Records from a collection:
◇ ◇ ◇ ◇ ◇ ◇ ◇

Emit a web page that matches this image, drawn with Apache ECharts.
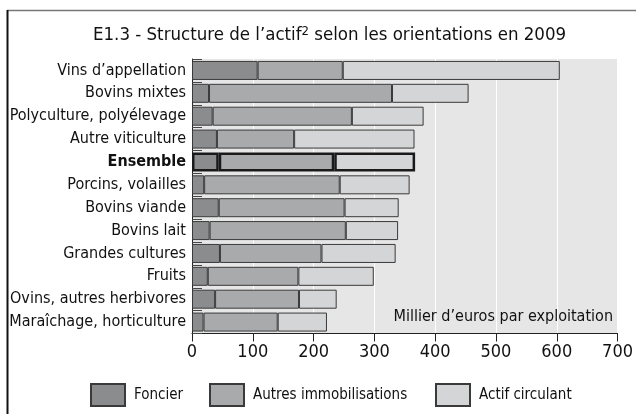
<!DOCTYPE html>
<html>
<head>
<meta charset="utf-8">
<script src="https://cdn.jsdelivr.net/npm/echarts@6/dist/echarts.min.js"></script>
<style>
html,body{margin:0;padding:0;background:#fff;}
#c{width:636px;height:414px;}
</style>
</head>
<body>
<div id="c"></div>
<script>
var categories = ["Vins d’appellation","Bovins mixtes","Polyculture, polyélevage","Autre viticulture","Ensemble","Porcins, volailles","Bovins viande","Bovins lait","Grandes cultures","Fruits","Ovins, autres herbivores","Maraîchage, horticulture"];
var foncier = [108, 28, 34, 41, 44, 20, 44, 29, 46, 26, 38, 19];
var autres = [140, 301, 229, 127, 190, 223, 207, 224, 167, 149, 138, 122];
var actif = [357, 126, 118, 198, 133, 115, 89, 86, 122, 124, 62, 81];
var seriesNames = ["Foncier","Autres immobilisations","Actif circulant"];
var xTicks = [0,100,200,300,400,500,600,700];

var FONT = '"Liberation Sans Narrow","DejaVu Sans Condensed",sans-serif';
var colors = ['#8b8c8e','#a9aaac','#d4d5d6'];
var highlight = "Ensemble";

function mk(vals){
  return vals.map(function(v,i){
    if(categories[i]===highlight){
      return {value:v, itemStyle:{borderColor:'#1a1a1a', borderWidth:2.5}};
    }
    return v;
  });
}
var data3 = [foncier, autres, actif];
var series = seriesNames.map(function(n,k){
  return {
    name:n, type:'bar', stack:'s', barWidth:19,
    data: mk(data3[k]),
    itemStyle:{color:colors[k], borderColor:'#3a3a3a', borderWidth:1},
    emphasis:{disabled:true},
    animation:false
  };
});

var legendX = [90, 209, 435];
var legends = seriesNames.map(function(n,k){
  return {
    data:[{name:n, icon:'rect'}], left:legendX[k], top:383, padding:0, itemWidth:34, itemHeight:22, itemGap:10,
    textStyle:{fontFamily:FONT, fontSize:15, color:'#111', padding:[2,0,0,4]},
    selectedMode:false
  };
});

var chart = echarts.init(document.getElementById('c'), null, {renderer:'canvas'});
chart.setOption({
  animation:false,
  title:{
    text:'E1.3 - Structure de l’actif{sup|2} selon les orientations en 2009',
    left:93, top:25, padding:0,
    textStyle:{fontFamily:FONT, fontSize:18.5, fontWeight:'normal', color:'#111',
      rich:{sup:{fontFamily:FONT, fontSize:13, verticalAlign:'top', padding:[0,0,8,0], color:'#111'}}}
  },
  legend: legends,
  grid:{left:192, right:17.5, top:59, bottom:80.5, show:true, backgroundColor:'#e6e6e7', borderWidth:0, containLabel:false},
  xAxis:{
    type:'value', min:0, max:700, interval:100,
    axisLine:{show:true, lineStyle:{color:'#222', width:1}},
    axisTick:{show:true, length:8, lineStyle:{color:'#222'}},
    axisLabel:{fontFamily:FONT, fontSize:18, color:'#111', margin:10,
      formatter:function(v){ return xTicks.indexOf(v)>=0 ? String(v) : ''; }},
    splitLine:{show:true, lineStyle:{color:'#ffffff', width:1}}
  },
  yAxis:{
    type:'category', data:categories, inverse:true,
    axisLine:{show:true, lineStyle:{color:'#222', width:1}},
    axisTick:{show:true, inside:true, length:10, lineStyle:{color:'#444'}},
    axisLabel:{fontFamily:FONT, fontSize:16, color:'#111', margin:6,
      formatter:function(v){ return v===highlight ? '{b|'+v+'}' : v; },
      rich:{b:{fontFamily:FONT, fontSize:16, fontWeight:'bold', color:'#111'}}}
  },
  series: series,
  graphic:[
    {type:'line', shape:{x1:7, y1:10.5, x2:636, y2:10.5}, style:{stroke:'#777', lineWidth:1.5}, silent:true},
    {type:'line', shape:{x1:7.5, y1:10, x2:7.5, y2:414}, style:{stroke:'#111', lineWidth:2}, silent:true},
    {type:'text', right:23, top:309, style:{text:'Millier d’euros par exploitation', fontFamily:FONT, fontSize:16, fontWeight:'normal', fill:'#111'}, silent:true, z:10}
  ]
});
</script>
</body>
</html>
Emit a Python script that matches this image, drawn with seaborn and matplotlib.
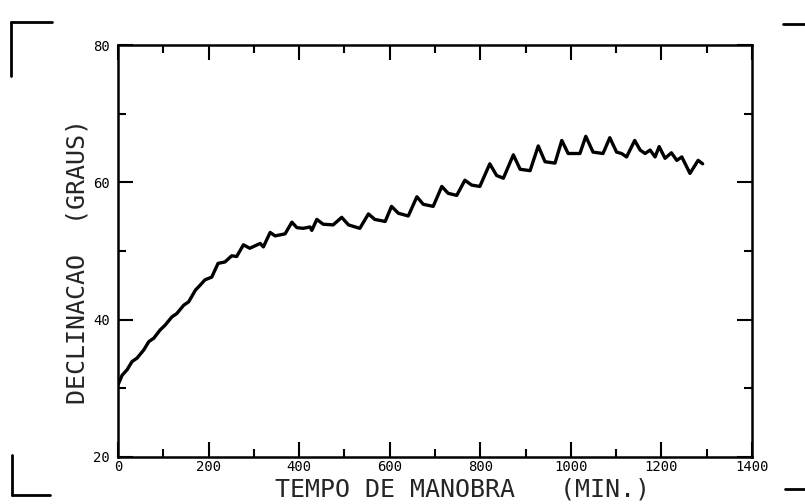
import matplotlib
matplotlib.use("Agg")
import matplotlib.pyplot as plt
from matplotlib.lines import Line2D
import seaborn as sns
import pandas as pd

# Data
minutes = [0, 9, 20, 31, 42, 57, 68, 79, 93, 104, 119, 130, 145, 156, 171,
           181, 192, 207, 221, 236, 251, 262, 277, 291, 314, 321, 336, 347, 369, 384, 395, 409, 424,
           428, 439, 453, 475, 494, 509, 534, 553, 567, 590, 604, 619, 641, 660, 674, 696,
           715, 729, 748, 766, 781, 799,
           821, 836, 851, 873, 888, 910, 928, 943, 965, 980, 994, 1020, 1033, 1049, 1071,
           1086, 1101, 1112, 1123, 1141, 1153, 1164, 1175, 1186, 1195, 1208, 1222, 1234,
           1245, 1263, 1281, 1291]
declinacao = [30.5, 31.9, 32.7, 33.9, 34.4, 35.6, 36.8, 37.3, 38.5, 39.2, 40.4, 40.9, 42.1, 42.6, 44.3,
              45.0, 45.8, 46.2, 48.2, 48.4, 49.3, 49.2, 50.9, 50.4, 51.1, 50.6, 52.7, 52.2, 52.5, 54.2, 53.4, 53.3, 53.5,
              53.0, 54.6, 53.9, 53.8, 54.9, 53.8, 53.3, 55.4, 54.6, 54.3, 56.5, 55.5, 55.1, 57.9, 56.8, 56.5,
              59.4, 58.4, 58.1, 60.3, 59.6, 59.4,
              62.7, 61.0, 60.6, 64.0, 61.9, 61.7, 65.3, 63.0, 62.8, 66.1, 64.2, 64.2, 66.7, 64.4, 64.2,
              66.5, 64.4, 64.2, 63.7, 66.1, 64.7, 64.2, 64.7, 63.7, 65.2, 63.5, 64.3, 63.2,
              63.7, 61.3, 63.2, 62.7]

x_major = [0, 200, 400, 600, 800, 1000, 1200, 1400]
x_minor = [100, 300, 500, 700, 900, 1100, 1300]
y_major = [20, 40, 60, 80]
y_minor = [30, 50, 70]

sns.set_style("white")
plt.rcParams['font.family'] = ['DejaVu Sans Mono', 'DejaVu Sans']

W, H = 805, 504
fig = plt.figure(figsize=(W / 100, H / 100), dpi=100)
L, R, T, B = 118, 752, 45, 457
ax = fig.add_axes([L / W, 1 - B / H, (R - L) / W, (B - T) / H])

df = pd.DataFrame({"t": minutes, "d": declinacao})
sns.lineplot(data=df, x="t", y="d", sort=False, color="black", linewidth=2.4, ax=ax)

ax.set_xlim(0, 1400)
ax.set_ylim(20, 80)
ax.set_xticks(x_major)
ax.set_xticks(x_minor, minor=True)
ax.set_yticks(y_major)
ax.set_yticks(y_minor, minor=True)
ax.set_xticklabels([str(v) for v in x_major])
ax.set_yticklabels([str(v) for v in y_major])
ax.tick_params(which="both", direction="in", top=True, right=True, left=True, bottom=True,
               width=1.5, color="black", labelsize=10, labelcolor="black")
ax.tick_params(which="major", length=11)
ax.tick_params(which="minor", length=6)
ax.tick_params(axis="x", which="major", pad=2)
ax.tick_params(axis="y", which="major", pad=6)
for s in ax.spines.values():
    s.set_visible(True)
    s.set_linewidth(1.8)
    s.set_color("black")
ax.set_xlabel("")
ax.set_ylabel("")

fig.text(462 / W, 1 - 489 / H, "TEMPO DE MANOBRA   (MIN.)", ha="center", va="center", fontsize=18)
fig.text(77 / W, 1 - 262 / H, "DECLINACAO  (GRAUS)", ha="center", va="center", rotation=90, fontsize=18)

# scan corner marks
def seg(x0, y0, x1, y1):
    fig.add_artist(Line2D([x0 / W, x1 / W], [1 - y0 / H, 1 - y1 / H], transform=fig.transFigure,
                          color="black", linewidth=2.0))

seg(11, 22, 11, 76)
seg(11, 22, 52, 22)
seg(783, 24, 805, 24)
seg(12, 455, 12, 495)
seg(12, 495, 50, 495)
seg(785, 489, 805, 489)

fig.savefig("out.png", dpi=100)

◇ ◇ ◇ ◇ ◇ ◇ ◇

● What needs to be done
Output the records above as they stand, from the first line to the line with "var xTicks = [0,100,200,300,400,500,600,700];", inclusive, and exclude the pictures.

● Exercise answer
Emit a web page that matches this image, drawn with Apache ECharts.
<!DOCTYPE html>
<html>
<head>
<meta charset="utf-8">
<script src="https://cdn.jsdelivr.net/npm/echarts@6/dist/echarts.min.js"></script>
<style>
html,body{margin:0;padding:0;background:#fff;}
#c{width:636px;height:414px;}
</style>
</head>
<body>
<div id="c"></div>
<script>
var categories = ["Vins d’appellation","Bovins mixtes","Polyculture, polyélevage","Autre viticulture","Ensemble","Porcins, volailles","Bovins viande","Bovins lait","Grandes cultures","Fruits","Ovins, autres herbivores","Maraîchage, horticulture"];
var foncier = [108, 28, 34, 41, 44, 20, 44, 29, 46, 26, 38, 19];
var autres = [140, 301, 229, 127, 190, 223, 207, 224, 167, 149, 138, 122];
var actif = [357, 126, 118, 198, 133, 115, 89, 86, 122, 124, 62, 81];
var seriesNames = ["Foncier","Autres immobilisations","Actif circulant"];
var xTicks = [0,100,200,300,400,500,600,700];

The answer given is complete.